It doesn't get much stranger than this: if it weren't for the botched trial of Ted Stevens, a different horse may have won the Kentucky Derby this weekend.

Mine That Bird, a longshot by all accounts, was the surprise Derby winner on Saturday. The horse is owned by Mark Allen, who is the son of Bill Allen, former CEO of the oil company Veco. Bill Allen was the lead government witness in the prosecution of former Sen. Ted Stevens. As part of his plea deal, Bill Allen secured immunity for his son, who Allen says bribed two state lawmakers (including, coincidentally, Stevens's son Ben Stevens, a state senator.)

If Mark Allen had been charged and convicted, he would have lost his license to purchase horses in New Mexico, where he bought Mine That Bird.

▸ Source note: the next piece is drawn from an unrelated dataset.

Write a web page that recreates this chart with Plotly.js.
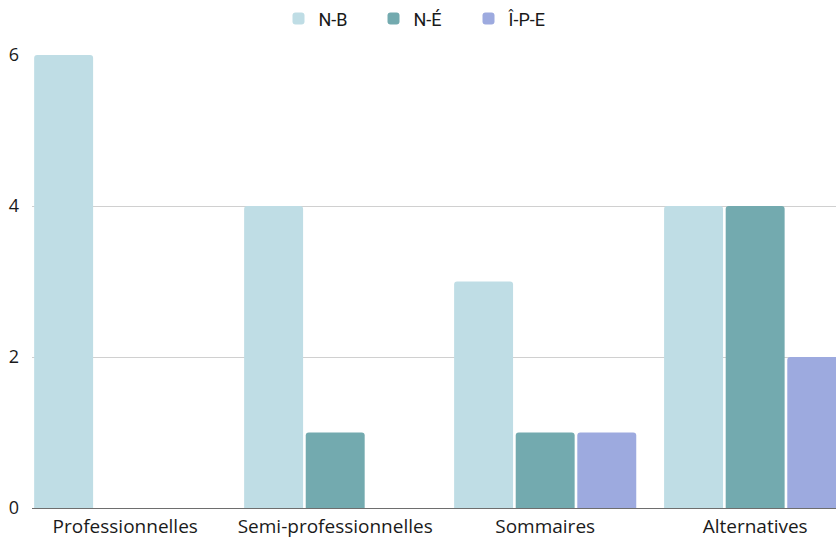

And that's not all. Here's the impossibly weird kicker:

Mine That Bird indirectly figured into one of the strangest events in the Stevens trial. After the jurors began deliberating, one of them, Marian Hinnant, suddenly skipped town. Initially she told the judge her father had died, but then admitted she had a ticket to see the Breeders Cup, a major thoroughbred stakes race Santa Anita Park near Los Angeles.

Mine That Bird, recently purchased by Allen and Blach, ran in the Breeders Cup Juvenile as two-year-old. In that race, Mine That Bird was true to form -- he was a 30-to-1 long shot and came in 12th.

Hinnant was replaced by an alternate, who later blogged about her experiences. Before the Stevens case was thrown out for prosecutorial errors, Stevens' defense cited Hinnant and the blogger as reasons a new trial was warranted.